** START DATA **
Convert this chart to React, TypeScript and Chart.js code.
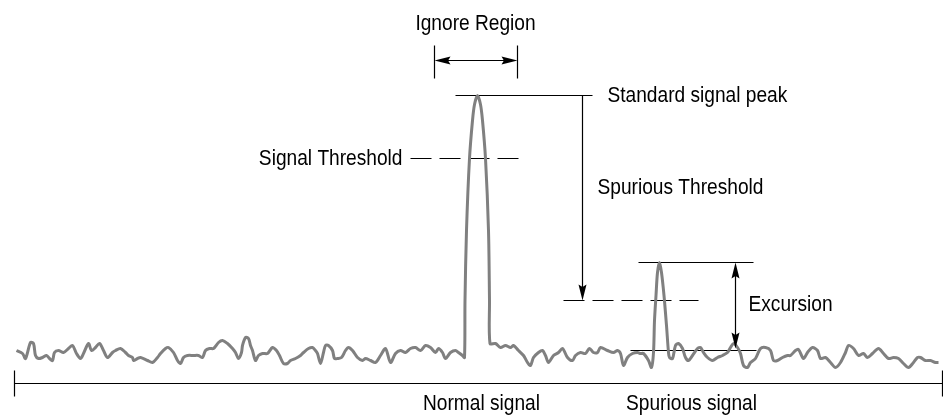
import React, { useEffect, useRef } from "react";
import { Chart, registerables } from "chart.js";

Chart.register(...registerables);

// Measured trace (frequency position, level in screen-like units, larger = lower)
const traceX = [
  16, 22, 25, 30, 33, 35, 38, 42, 46, 49, 52, 54, 58, 63, 68, 72, 76, 80, 83, 88, 91, 95, 99, 103, 107, 112, 115, 120, 125, 128, 132, 133, 137, 140, 147, 152, 157, 160, 165, 168, 173, 177, 180, 183, 187, 193, 198, 202, 205, 209, 213, 218, 222, 227, 232, 235, 238, 241, 242, 245, 248, 250, 252, 255, 258, 262, 267, 272, 276, 279, 283, 287, 290, 295, 300, 303, 308, 312, 315, 317, 320, 323, 325, 328, 332, 334, 337, 341, 345, 348, 352, 357, 362, 365, 370, 375, 380, 385, 390, 395, 400, 405, 410, 415, 420, 425, 430, 435, 438, 442, 445, 450, 455, 458, 462, 464,
  464.5, 466, 469, 472, 474, 477, 480, 482, 485, 488, 489, 489.5,
  495, 500, 505, 510, 513, 518, 523, 527, 530, 533, 538, 542, 545, 548, 553, 558, 562, 567, 572, 575, 580, 585, 589, 593, 597, 600, 607, 613, 617, 620, 623, 627, 632, 637, 640, 643, 648, 651, 653,
  654, 655.5, 657, 659, 661, 663.5, 666, 668, 669,
  672, 675, 678, 682, 685, 688, 692, 697, 700, 703, 707, 712, 717, 722, 727, 730, 733, 737, 740, 743, 747, 750, 755, 760, 765, 770, 773, 777, 782, 787, 790, 795, 798, 803, 807, 812, 817, 820, 825, 830, 835, 840, 845, 848, 853, 858, 863, 867, 872, 878, 883, 888, 893, 898, 903, 908, 913, 917, 920, 925, 930, 935, 938,
];
const traceY = [
  350, 353, 358, 342, 343, 355, 358, 357, 355, 358, 360, 352, 350, 352, 348, 345, 353, 358, 353, 343, 350, 347, 343, 350, 357, 352, 350, 348, 352, 355, 357, 360, 358, 357, 360, 362, 357, 353, 348, 347, 352, 360, 363, 357, 355, 355, 355, 357, 350, 348, 348, 342, 340, 343, 348, 352, 358, 352, 345, 337, 338, 345, 350, 360, 355, 353, 353, 347, 350, 355, 363, 363, 360, 358, 355, 352, 348, 347, 350, 353, 363, 352, 345, 345, 350, 358, 358, 357, 350, 347, 350, 357, 360, 358, 360, 362, 355, 348, 362, 353, 350, 352, 348, 347, 350, 345, 347, 352, 348, 352, 358, 352, 350, 352, 355, 357,
  300, 230, 158, 120, 104, 95, 104, 120, 158, 230, 300, 343,
  343, 347, 345, 347, 345, 350, 355, 362, 365, 357, 352, 350, 355, 362, 355, 352, 348, 357, 360, 355, 352, 353, 348, 352, 352, 347, 350, 352, 350, 353, 365, 357, 353, 352, 353, 353, 360, 367, 352,
  320, 295, 272, 262, 272, 295, 325, 352, 357,
  358, 345, 343, 348, 357, 360, 355, 348, 347, 352, 357, 360, 357, 355, 352, 347, 343, 347, 353, 365, 367, 362, 358, 348, 347, 350, 360, 360, 357, 355, 355, 350, 349, 358, 352, 347, 350, 358, 357, 362, 367, 362, 352, 345, 348, 355, 353, 357, 353, 348, 353, 358, 357, 358, 363, 367, 362, 357, 357, 360, 360, 362, 362,
];

// Reference levels
const peakLevel = 95;
const signalThreshold = 158;
const spuriousThreshold = 300;
const spurPeakLevel = 262;
const excursionBase = 350;
const axisLevel = 383;

// Horizontal spans of the reference lines
const peakLineSpan = [455, 592];
const signalThresholdSpan = [410, 518];
const spuriousThresholdSpan = [563, 698];
const spurPeakSpan = [638, 753];
const excursionBaseSpan = [630, 756];
const axisSpan = [14, 942];
const ignoreRegion = [434, 517];
const ignoreArrowLevel = 60;
const spuriousArrowX = 582;
const excursionArrowX = 735;

const labels = [
  { text: "Ignore Region", x: 475, y: 23, align: "center" },
  { text: "Standard signal peak", x: 607, y: 95, align: "left" },
  { text: "Signal Threshold", x: 402, y: 158, align: "right" },
  { text: "Spurious Threshold", x: 597, y: 187, align: "left" },
  { text: "Excursion", x: 748, y: 304, align: "left" },
  { text: "Normal signal", x: 481, y: 403, align: "center" },
  { text: "Spurious signal", x: 691, y: 403, align: "center" },
];

const FONT = "22px 'Liberation Sans', Arial, sans-serif";
const CONDENSE = 0.87;

function seg(x0: number, x1: number, y0: number, y1: number, dash: number[] = [], width = 1.2) {
  return {
    data: [
      { x: x0, y: y0 },
      { x: x1, y: y1 },
    ],
    showLine: true,
    borderColor: "#000",
    backgroundColor: "#000",
    borderWidth: width,
    borderDash: dash,
    pointRadius: 0,
    tension: 0,
  };
}

const annotatePlugin = {
  id: "annotate",
  afterDatasetsDraw(chart: any) {
    const ctx = chart.ctx;
    const xs = chart.scales.x;
    const ys = chart.scales.y;
    const px = (v: number) => xs.getPixelForValue(v);
    const py = (v: number) => ys.getPixelForValue(v);

    const arrow = (x: number, y: number, dx: number, dy: number) => {
      const len = 16;
      const half = 4;
      const bx = x - dx * len;
      const by = y - dy * len;
      const nx = -dy;
      const ny = dx;
      ctx.beginPath();
      ctx.moveTo(x, y);
      ctx.lineTo(bx + nx * half, by + ny * half);
      ctx.lineTo(x - dx * len * 0.85, y - dy * len * 0.85);
      ctx.lineTo(bx - nx * half, by - ny * half);
      ctx.closePath();
      ctx.fillStyle = "#000";
      ctx.fill();
    };

    ctx.save();
    arrow(px(spuriousArrowX), py(spuriousThreshold), 0, 1);
    arrow(px(excursionArrowX), py(spurPeakLevel), 0, -1);
    arrow(px(excursionArrowX), py(excursionBase) - 2, 0, 1);
    arrow(px(ignoreRegion[0]), py(ignoreArrowLevel), -1, 0);
    arrow(px(ignoreRegion[1]), py(ignoreArrowLevel), 1, 0);

    ctx.fillStyle = "#000";
    ctx.font = FONT;
    ctx.textBaseline = "middle";
    for (const l of labels) {
      ctx.save();
      ctx.translate(px(l.x), py(l.y));
      ctx.scale(CONDENSE, 1);
      ctx.textAlign = l.align as CanvasTextAlign;
      ctx.fillText(l.text, 0, 0);
      ctx.restore();
    }
    ctx.restore();
  },
};

export default function App() {
  const ref = useRef<HTMLCanvasElement>(null);
  useEffect(() => {
    if (!ref.current) return;
    const trace = traceX.map((x, i) => ({ x, y: traceY[i] }));
    const chart = new Chart(ref.current, {
      type: "scatter",
      data: {
        datasets: [
          {
            data: trace,
            showLine: true,
            borderColor: "rgb(128,128,128)",
            borderWidth: 3,
            pointRadius: 0,
            tension: 0.3,
          } as any,
          seg(axisSpan[0], axisSpan[1], axisLevel, axisLevel),
          seg(axisSpan[0], axisSpan[0], 370, 396),
          seg(axisSpan[1], axisSpan[1], 370, 396),
          seg(peakLineSpan[0], peakLineSpan[1], peakLevel, peakLevel),
          seg(spuriousArrowX, spuriousArrowX, peakLevel, spuriousThreshold - 10),
          seg(signalThresholdSpan[0], signalThresholdSpan[1], signalThreshold, signalThreshold, [21, 8]),
          seg(spuriousThresholdSpan[0], spuriousThresholdSpan[1], spuriousThreshold, spuriousThreshold, [21, 8]),
          seg(spurPeakSpan[0], spurPeakSpan[1], spurPeakLevel, spurPeakLevel),
          seg(excursionBaseSpan[0], excursionBaseSpan[1], excursionBase, excursionBase),
          seg(excursionArrowX, excursionArrowX, spurPeakLevel + 10, excursionBase - 12),
          seg(ignoreRegion[0], ignoreRegion[0], 45, 78),
          seg(ignoreRegion[1], ignoreRegion[1], 45, 78),
          seg(ignoreRegion[0] + 10, ignoreRegion[1] - 10, ignoreArrowLevel, ignoreArrowLevel),
        ],
      },
      options: {
        animation: false,
        responsive: false,
        events: [],
        layout: { padding: 0 },
        plugins: { legend: { display: false }, tooltip: { enabled: false } },
        scales: {
          x: { type: "linear", min: -0.5, max: 942.5, display: false },
          y: { type: "linear", min: -0.5, max: 414.5, reverse: true, display: false },
        },
      },
      plugins: [annotatePlugin],
    });
    return () => chart.destroy();
  }, []);
  return (
    <div style={{ position: "fixed", left: 0, top: 0, width: 943, height: 415, background: "#fff" }}>
      <canvas ref={ref} width={943} height={415} />
    </div>
  );
}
** END DATA **
> _STATED TASK_
Return only the lines from the start of the data through the line that contains "Chart.register(...registerables);", please, copying them exactly and omitting all pictures.

> _ANSWER FOR THE TASK_
Convert this chart to React, TypeScript and Chart.js code.
import React, { useEffect, useRef } from "react";
import { Chart, registerables } from "chart.js";

Chart.register(...registerables);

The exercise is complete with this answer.